Overall a management-generated action curtailed my assignment [in Korea] three months before my Tentative Offer to Stuttgart, Germany.  I should not be precluded from a benefit, based on a decision I did not make myself.

Thus, the claimant appears to assert that had it not been for the management decision to curtail his assignment in Korea resulting in his return to the United States, he would have transferred directly from Korea to Germany and his LQA grant would have been continued.  However, this set of circumstances is neither encompassed nor qualifying under DSSR section 031.12c as the claimant was not required to relocate from one overseas area to another overseas area but rather from an overseas area to the United States.  His intervening employment in the United States, regardless of the reason for that employment, renders section 031.12c inapplicable to his situation.  Further, the claimant’s assumption that the agency would have authorized continuation of his LQA if he had transferred directly from Korea to Germany is speculative.  

The claimant states that "DoDI 1400.25-V1250 does not adequately conclude that [his] particular determination can be categorized as either recruited in the United States or outside the United States," thereby apparently asserting that because his "unique" situation does not meet LQA eligibility criteria presented in the DSSR under either section 031.11 or 031.12, he should therefore be found eligible.  However, the inverse conclusion is operative. The DSSR and the DoDI are specific as to the conditions under which LQA may be granted and if those conditions are not met, then the employee, as is the case with the claimant, must be found ineligible.

The claimant also requests that OPM determine his LQA eligibility in connection with an impending relocation from Stuttgart to Baumholder, Germany, and asks “to have this particular instance rectified in advance.”  However, OPM’s authority under 31 U.S.C. § 3702(a)(2) is limited to settling claims involving Federal civilian employees’ compensation and leave.  A claim for monies owed may not be based on future events or speculative circumstances, as a possible debt on the part of the Government has not yet been incurred.  Therefore, we decline to address the claimant’s LQA eligibility in connection with the cited impending relocation. 

The statutory and regulatory languages are permissive and give agency heads considerable discretion in determining whether to grant LQAs to agency employees.  Wesley L. Goecker, 58 Comp.
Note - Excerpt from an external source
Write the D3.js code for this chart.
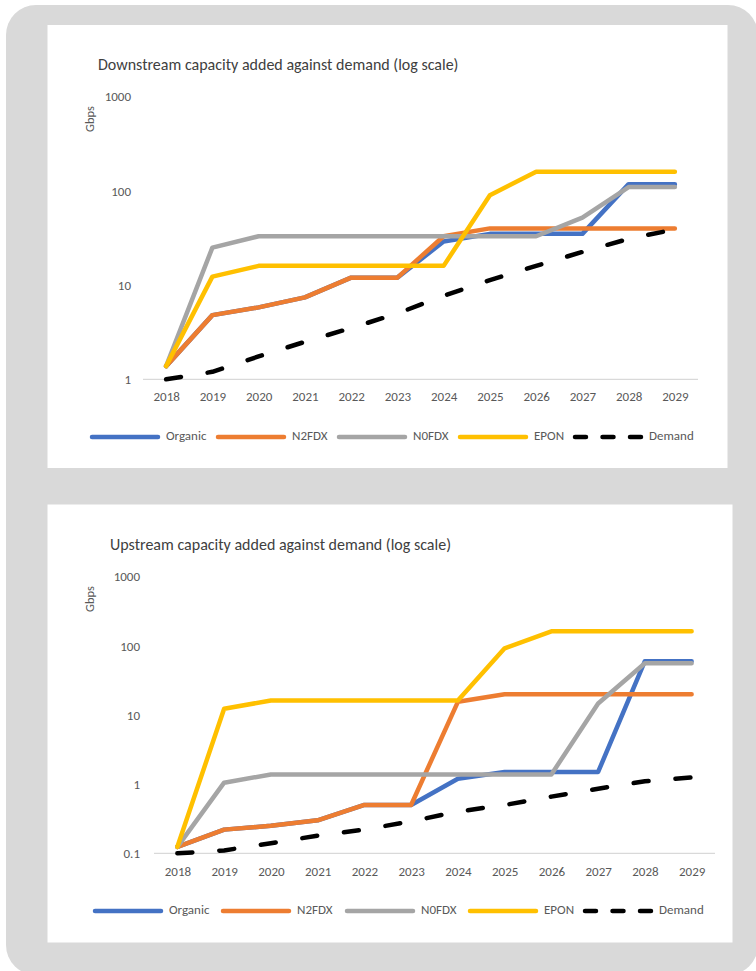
<!DOCTYPE html>
<html><head><meta charset="utf-8">
<script src="https://cdn.jsdelivr.net/npm/d3@7"></script>
<style>html,body{margin:0;padding:0;background:#fff;}svg{display:block;}</style>
</head><body>
<svg id="chart" width="756" height="971"></svg>
<script>
// ---- data ----
const years = ["2018","2019","2020","2021","2022","2023","2024","2025","2026","2027","2028","2029"];
const seriesNames = ["Organic","N2FDX","N0FDX","EPON","Demand"];
const seriesColors = ["#4472C4","#ED7D31","#A5A5A5","#FFC000","#000000"];

const dsOrganic = [1.38, 4.8, 5.8, 7.4, 12, 12, 29, 35, 35, 35, 118, 118];
const dsN2FDX   = [1.38, 4.8, 5.8, 7.4, 12, 12, 33, 40, 40, 40, 40, 40];
const dsN0FDX   = [1.38, 25, 33, 33, 33, 33, 33, 33, 33, 52, 110, 110];
const dsEPON    = [1.38, 12.3, 16, 16, 16, 16, 16, 90, 160, 160, 160, 160];
const dsDemand  = [1, 1.2, 1.75, 2.5, 3.5, 5, 7.7, 11.3, 16, 22.5, 31, 39];

const usOrganic = [0.124, 0.22, 0.25, 0.3, 0.5, 0.5, 1.2, 1.5, 1.5, 1.5, 60, 60];
const usN2FDX   = [0.124, 0.22, 0.25, 0.3, 0.5, 0.5, 15.5, 20, 20, 20, 20, 20];
const usN0FDX   = [0.124, 1.05, 1.38, 1.38, 1.38, 1.38, 1.38, 1.38, 1.38, 14.7, 56, 56];
const usEPON    = [0.124, 12.3, 16.2, 16.2, 16.2, 16.2, 16.2, 92, 162, 162, 162, 162];
const usDemand  = [0.1, 0.11, 0.14, 0.18, 0.22, 0.29, 0.4, 0.5, 0.66, 0.86, 1.1, 1.25];

const dsTicks = [1, 10, 100, 1000];
const usTicks = [0.1, 1, 10, 100, 1000];
const dsTitle = "Downstream capacity added against demand (log scale)";
const usTitle = "Upstream capacity added against demand (log scale)";
const yLabel = "Gbps";

// ---- drawing ----
const FONT = "Carlito, Lato, 'Open Sans', sans-serif";
const svg = d3.select("#chart");

// outer gray panel
svg.append("rect").attr("x", 6).attr("y", 5).attr("width", 752).attr("height", 970)
  .attr("rx", 30).attr("fill", "#d9d9d9");

function drawChart(cfg) {
  const g = svg.append("g");
  g.append("rect").attr("x", cfg.box[0]).attr("y", cfg.box[1])
    .attr("width", cfg.box[2]).attr("height", cfg.box[3]).attr("fill", "#ffffff");

  g.append("text").attr("x", cfg.titleX).attr("y", cfg.titleY)
    .attr("font-family", FONT).attr("font-size", 16).attr("fill", "#404040")
    .attr("dominant-baseline", "middle").text(cfg.title);

  const x = d3.scalePoint().domain(years).range([cfg.x0, cfg.x1]).padding(0.5);
  const y = d3.scaleLog().domain(cfg.yDomain).range([cfg.yBottom, cfg.yTop]);

  // axis line
  g.append("line").attr("x1", cfg.x0).attr("x2", cfg.x1)
    .attr("y1", y(cfg.yDomain[0])).attr("y2", y(cfg.yDomain[0]))
    .attr("stroke", "#d9d9d9").attr("stroke-width", 1.3);

  // y axis (labels only)
  const yAxis = d3.axisLeft(y).tickValues(cfg.ticks).tickSize(0).tickPadding(0)
    .tickFormat(d => String(d));
  const ya = g.append("g").attr("transform", `translate(${cfg.yLabelX},0)`).call(yAxis);
  ya.select(".domain").remove();
  ya.selectAll("text").attr("font-family", FONT).attr("font-size", 13).attr("fill", "#595959");

  // x axis (labels only)
  const xAxis = d3.axisBottom(x).tickSize(0).tickPadding(0);
  const xa = g.append("g").attr("transform", `translate(0,${cfg.xLabelY})`).call(xAxis);
  xa.select(".domain").remove();
  xa.selectAll("text").attr("font-family", FONT).attr("font-size", 13).attr("fill", "#595959")
    .attr("dy", "0.35em");

  // y title
  g.append("text").attr("transform", `translate(${cfg.gbpsX},${cfg.gbpsY}) rotate(-90)`)
    .attr("text-anchor", "middle").attr("dominant-baseline", "middle")
    .attr("font-family", FONT).attr("font-size", 12.5).attr("fill", "#595959").text(yLabel);

  const line = d3.line().x((d, i) => x(years[i])).y(d => y(d));
  cfg.series.forEach((vals, k) => {
    const p = g.append("path").datum(vals).attr("d", line).attr("fill", "none")
      .attr("stroke", seriesColors[k]).attr("stroke-width", 4.5)
      .attr("stroke-linejoin", "round").attr("stroke-linecap", "round");
    if (seriesNames[k] === "Demand") p.attr("stroke-dasharray", "15,27");
  });

  // legend
  const lg = g.append("g");
  seriesNames.forEach((name, k) => {
    const lx = cfg.legendX[k];
    const l = lg.append("line").attr("x1", lx + 2).attr("x2", lx + 68)
      .attr("y1", cfg.legendY).attr("y2", cfg.legendY)
      .attr("stroke", seriesColors[k]).attr("stroke-width", 4.5).attr("stroke-linecap", "round");
    if (name === "Demand") l.attr("stroke-dasharray", "11,16.5");
    lg.append("text").attr("x", lx + 76).attr("y", cfg.legendY)
      .attr("dominant-baseline", "middle").attr("font-family", FONT).attr("font-size", 13)
      .attr("fill", "#595959").text(name);
  });
}

drawChart({
  box: [47.5, 25, 680, 443],
  title: dsTitle, titleX: 98, titleY: 66,
  x0: 143, x1: 698, yTop: 96.7, yBottom: 379.3, yDomain: [1, 1000],
  ticks: dsTicks, yLabelX: 131, xLabelY: 396,
  gbpsX: 91.5, gbpsY: 119,
  series: [dsOrganic, dsN2FDX, dsN0FDX, dsEPON, dsDemand],
  legendX: [90, 216, 337, 458, 573], legendY: 437
});

drawChart({
  box: [47.5, 504.5, 685, 438],
  title: usTitle, titleX: 110, titleY: 546,
  x0: 154, x1: 715, yTop: 576.7, yBottom: 853.3, yDomain: [0.1, 1000],
  ticks: usTicks, yLabelX: 140, xLabelY: 871,
  gbpsX: 91.5, gbpsY: 599,
  series: [usOrganic, usN2FDX, usN0FDX, usEPON, usDemand],
  legendX: [93, 221, 345, 468, 583], legendY: 911
});
</script>
</body></html>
Gen. 738 (1979).  Thus, an agency may withhold LQA payments from an employee when it finds that the circumstances justify such action, and the agency’s action will not be questioned unless it is determined that the agency’s action was arbitrary, capricious, or unreasonable.  Under 5 CFR 178.105, the burden is upon the claimant to establish the liability of the United States and the claimant’s right to payment.  Joseph P. Carrigan, 60 Comp. Gen. 243, 247 (1981); Wesley L. Goecker, 58 Comp. Gen. 738 (1979).  As discussed previously, the claimant has failed to do so.  Since an agency decision made in accordance with established regulations as is evident in the present case cannot be considered arbitrary, capricious, or unreasonable, there is no basis upon which to reverse the decision.

This settlement is final.  No further administrative review is available within the OPM.  Nothing in this settlement limits the claimant’s right to bring an action in an appropriate United States court.
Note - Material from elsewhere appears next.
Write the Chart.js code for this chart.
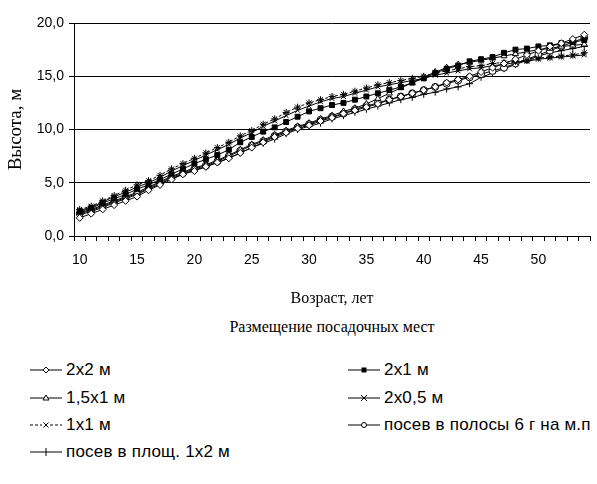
<!DOCTYPE html>
<html>
<head>
<meta charset="utf-8">
<script src="https://cdn.jsdelivr.net/npm/chart.js@4/dist/chart.umd.min.js"></script>
<style>
  body { margin: 0; background: #fff; width: 597px; height: 484px; position: relative; overflow: hidden;
         font-family: "Liberation Sans", Arial, sans-serif; color: #000; }
  #wrap { position: absolute; left: 0; top: 0; width: 597px; height: 310px; }
  #subtitle { position: absolute; left: 0; top: 317px; width: 664px; text-align: center;
              font: 16px "Liberation Serif", "Times New Roman", serif; line-height: 19px; }
  .item { position: absolute; height: 20px; display: flex; align-items: center; font-size: 17px;
          letter-spacing: 0.2px; white-space: nowrap; }
  .item svg { margin-right: 4px; }
</style>
</head>
<body>
<div id="wrap"><canvas id="chart"></canvas></div>
<div id="subtitle">Размещение посадочных мест</div>
<div id="legend"></div>
<script>
// возраст, лет
const ages = [10, 11, 12, 13, 14, 15, 16, 17, 18, 19, 20, 21, 22, 23, 24, 25, 26, 27, 28, 29,
  30, 31, 32, 33, 34, 35, 36, 37, 38, 39, 40, 41, 42, 43, 44, 45, 46, 47, 48, 49, 50, 51, 52, 53, 54];
const yTicks = [0, 5, 10, 15, 20];

const seriesNames = ["2x2 м", "2x1 м", "1,5x1 м", "2x0,5 м", "1x1 м",
  "посев в полосы 6 г на м.п", "посев в площ. 1x2 м"];

const h2x2 = [1.7, 2.1, 2.5, 2.9, 3.3, 3.7, 4.3, 4.8, 5.3, 5.8,
  6.1, 6.5, 6.9, 7.3, 7.8, 8.3, 8.8, 9.3, 9.7, 10.1,
  10.4, 10.8, 11.1, 11.5, 11.8, 12.1, 12.4, 12.8, 13.1, 13.4,
  13.7, 14.0, 14.4, 14.7, 15.0, 15.4, 15.8, 16.2, 16.6, 17.0,
  17.4, 17.8, 18.1, 18.5, 18.9];
const h2x1 = [2.3, 2.6, 3.1, 3.5, 3.9, 4.4, 4.8, 5.3, 5.8, 6.3,
  6.8, 7.2, 7.6, 8.1, 8.8, 9.3, 9.8, 10.2, 10.7, 11.2,
  11.7, 12.0, 12.3, 12.5, 12.8, 13.1, 13.4, 13.7, 14.0, 14.4,
  14.8, 15.3, 15.7, 16.0, 16.4, 16.6, 16.8, 17.2, 17.5, 17.6,
  17.8, 17.9, 18.1, 18.2, 18.4];
const h15x1 = [2.2, 2.5, 2.9, 3.3, 3.7, 4.1, 4.6, 5.1, 5.6, 6.0,
  6.4, 6.7, 7.1, 7.6, 8.1, 8.6, 9.0, 9.5, 9.9, 10.3,
  10.6, 11.0, 11.3, 11.7, 12.0, 12.4, 12.9, 13.4, 13.9, 14.4,
  14.9, 15.4, 15.8, 16.1, 16.3, 16.5, 16.7, 16.9, 17.1, 17.3,
  17.5, 17.6, 17.8, 17.9, 18.0];
const h2x05 = [2.4, 2.7, 3.2, 3.7, 4.1, 4.6, 5.0, 5.5, 6.1, 6.6,
  7.1, 7.6, 8.1, 8.6, 9.2, 9.7, 10.3, 10.8, 11.3, 11.8,
  12.2, 12.6, 12.9, 13.1, 13.4, 13.7, 14.0, 14.2, 14.4, 14.6,
  14.8, 15.1, 15.3, 15.5, 15.7, 15.8, 16.0, 16.1, 16.3, 16.4,
  16.6, 16.7, 16.8, 16.9, 17.0];
const h1x1 = [2.5, 2.8, 3.3, 3.8, 4.3, 4.8, 5.2, 5.7, 6.3, 6.8,
  7.3, 7.8, 8.3, 8.8, 9.4, 9.9, 10.5, 11.0, 11.6, 12.1,
  12.5, 12.8, 13.1, 13.3, 13.6, 13.9, 14.2, 14.4, 14.6, 14.8,
  15.0, 15.3, 15.5, 15.7, 15.9, 16.0, 16.2, 16.3, 16.4, 16.5,
  16.7, 16.8, 16.9, 17.0, 17.2];
const hStrip = [2.1, 2.4, 2.8, 3.2, 3.6, 4.0, 4.5, 5.0, 5.5, 5.9,
  6.3, 6.6, 7.0, 7.5, 8.0, 8.5, 8.9, 9.4, 9.8, 10.2,
  10.5, 10.9, 11.2, 11.5, 11.9, 12.2, 12.5, 12.8, 13.1, 13.4,
  13.7, 14.0, 14.3, 14.6, 14.9, 15.2, 15.5, 15.8, 16.2, 16.6,
  17.0, 17.4, 17.8, 18.2, 18.6];
const hPlot = [2.0, 2.3, 2.7, 3.1, 3.5, 3.9, 4.4, 4.9, 5.4, 5.8,
  6.2, 6.5, 6.9, 7.3, 7.8, 8.3, 8.7, 9.1, 9.6, 10.0,
  10.3, 10.6, 11.0, 11.3, 11.6, 11.9, 12.2, 12.5, 12.8, 13.0,
  13.3, 13.5, 13.8, 14.0, 14.3, 14.9, 15.3, 15.7, 16.1, 16.5,
  16.9, 17.2, 17.4, 17.6, 17.8];

const seriesData = [h2x2, h2x1, h15x1, h2x05, h1x1, hStrip, hPlot];
const markers = ["rectRot", "rect", "triangle", "crossRot", "star", "circle", "cross"];
const filled = [false, true, false, false, false, false, false];
const dashes = [[], [], [], [], [3, 2], [], []];

const fmt = (v) => v.toFixed(1).replace(".", ",");

const datasets = seriesData.map((d, i) => ({
  label: seriesNames[i],
  data: d,
  borderColor: "#000",
  borderWidth: 1,
  borderDash: dashes[i],
  pointStyle: markers[i],
  pointRadius: 3.5,
  pointBorderWidth: 1,
  pointBorderColor: "#000",
  pointBackgroundColor: filled[i] ? "#000" : "#fff",
  tension: 0,
}));

new Chart(document.getElementById("chart"), {
  type: "line",
  data: { labels: ages, datasets: datasets },
  options: {
    responsive: true,
    maintainAspectRatio: false,
    animation: false,
    devicePixelRatio: 1,
    layout: { padding: { top: 23, right: 7, bottom: 0, left: 0 } },
    plugins: { legend: { display: false }, tooltip: { enabled: false } },
    scales: {
      x: {
        type: "category",
        offset: true,
        afterFit: (s) => { s.height = 74; },
        grid: { offset: true, drawOnChartArea: false, drawTicks: true, tickLength: 5, color: "#000" },
        border: { display: true, color: "#000", width: 1 },
        ticks: {
          autoSkip: false, maxRotation: 0, padding: 11, color: "#000",
          font: { family: "'Liberation Sans', Arial, sans-serif", size: 14 },
          callback: function (v) {
            const a = ages[v];
            return (a - 10) % 5 === 0 && a <= 50 ? String(a) : "";
          },
        },
        title: {
          display: true, text: "Возраст, лет", color: "#000",
          font: { family: "'Liberation Serif', 'Times New Roman', serif", size: 16 },
          padding: { top: 0, bottom: 1.5 },
        },
      },
      y: {
        min: 0, max: 20,
        afterFit: (s) => { s.width = 74; },
        afterBuildTicks: (s) => { s.ticks = yTicks.map((v) => ({ value: v })); },
        grid: { color: "#000", lineWidth: 1, drawTicks: true, tickLength: 5 },
        border: { display: true, color: "#000", width: 1 },
        ticks: {
          padding: 5, color: "#000",
          font: { family: "'Liberation Sans', Arial, sans-serif", size: 14 },
          callback: (v) => fmt(v),
        },
        title: {
          display: true, text: "Высота, м", color: "#000",
          font: { family: "'Liberation Serif', 'Times New Roman', serif", size: 19 },
          padding: { top: 5, bottom: 0 },
        },
      },
    },
  },
});

// legend in two columns, as in the source figure
function markerSvg(style, dash) {
  const d = dash.length ? ' stroke-dasharray="' + dash.join(",") + '"' : "";
  let m = "";
  const c = 16, y = 6, r = 2.5;
  if (style === "circle") m = `<circle cx="${c}" cy="${y}" r="${r}" fill="#fff" stroke="#000"/>`;
  if (style === "rectRot") m = `<polygon points="${c},${y - 3} ${c + 3},${y} ${c},${y + 3} ${c - 3},${y}" fill="#fff" stroke="#000"/>`;
  if (style === "rect") m = `<rect x="${c - 2.5}" y="${y - 2.5}" width="5" height="5" fill="#000"/>`;
  if (style === "triangle") m = `<polygon points="${c},${y - 3} ${c + 3},${y + 2} ${c - 3},${y + 2}" fill="#fff" stroke="#000"/>`;
  if (style === "crossRot") m = `<path d="M${c - 3} ${y - 3}L${c + 3} ${y + 3}M${c + 3} ${y - 3}L${c - 3} ${y + 3}" stroke="#000"/>`;
  if (style === "star") m = `<rect x="${c - 4}" y="${y - 4}" width="8" height="8" fill="#fff"/><path d="M${c - 2.5} ${y - 2.5}L${c + 2.5} ${y + 2.5}M${c + 2.5} ${y - 2.5}L${c - 2.5} ${y + 2.5}" stroke="#000"/>`;
  if (style === "cross") m = `<path d="M${c} ${y - 4}L${c} ${y + 4}" stroke="#000"/>`;
  return `<svg width="32" height="12"><line x1="0" y1="${y}" x2="32" y2="${y}" stroke="#000"${d}/>${m}</svg>`;
}

const legendRows = [370, 398, 425, 452];
const legendCols = [30, 348];
const legend = document.getElementById("legend");
seriesNames.forEach((name, i) => {
  const el = document.createElement("div");
  el.className = "item";
  el.style.left = legendCols[i % 2] + "px";
  el.style.top = (legendRows[Math.floor(i / 2)] - 10) + "px";
  el.innerHTML = markerSvg(markers[i], dashes[i]) + "<span>" + name + "</span>";
  legend.appendChild(el);
});
</script>
</body>
</html>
[1] Mark Roberts v. United States, 104 Fed. Cl. 598, (Apr. 30, 2012, reissued May 21, 2012), subsequently upheld by the Federal Circuit Court of Appeals in Roberts v. United States, 745 F.3d 1158 (Fed. Cir. Feb. 10, 2014).

 [2] The claimant asserts that "the DSSR and DoDI 1400.25-V1250 does [sic] not correlate and the only one that provides succinct determination in [his] unique case is the DSSR," and cites specifically the difference between the DoDI definition of U.S. hire and DSSR sections 031.11 and 031.12.  However, as noted previously, agency implementing guidance may be more restrictive than the DSSR but not more permissive, hence the DoDI's more restrictive language in terms of who may be considered a U.S. hire.  Therefore, the claimant's apparent attempt to exempt his case from coverage by the DoDI on this basis is without merit.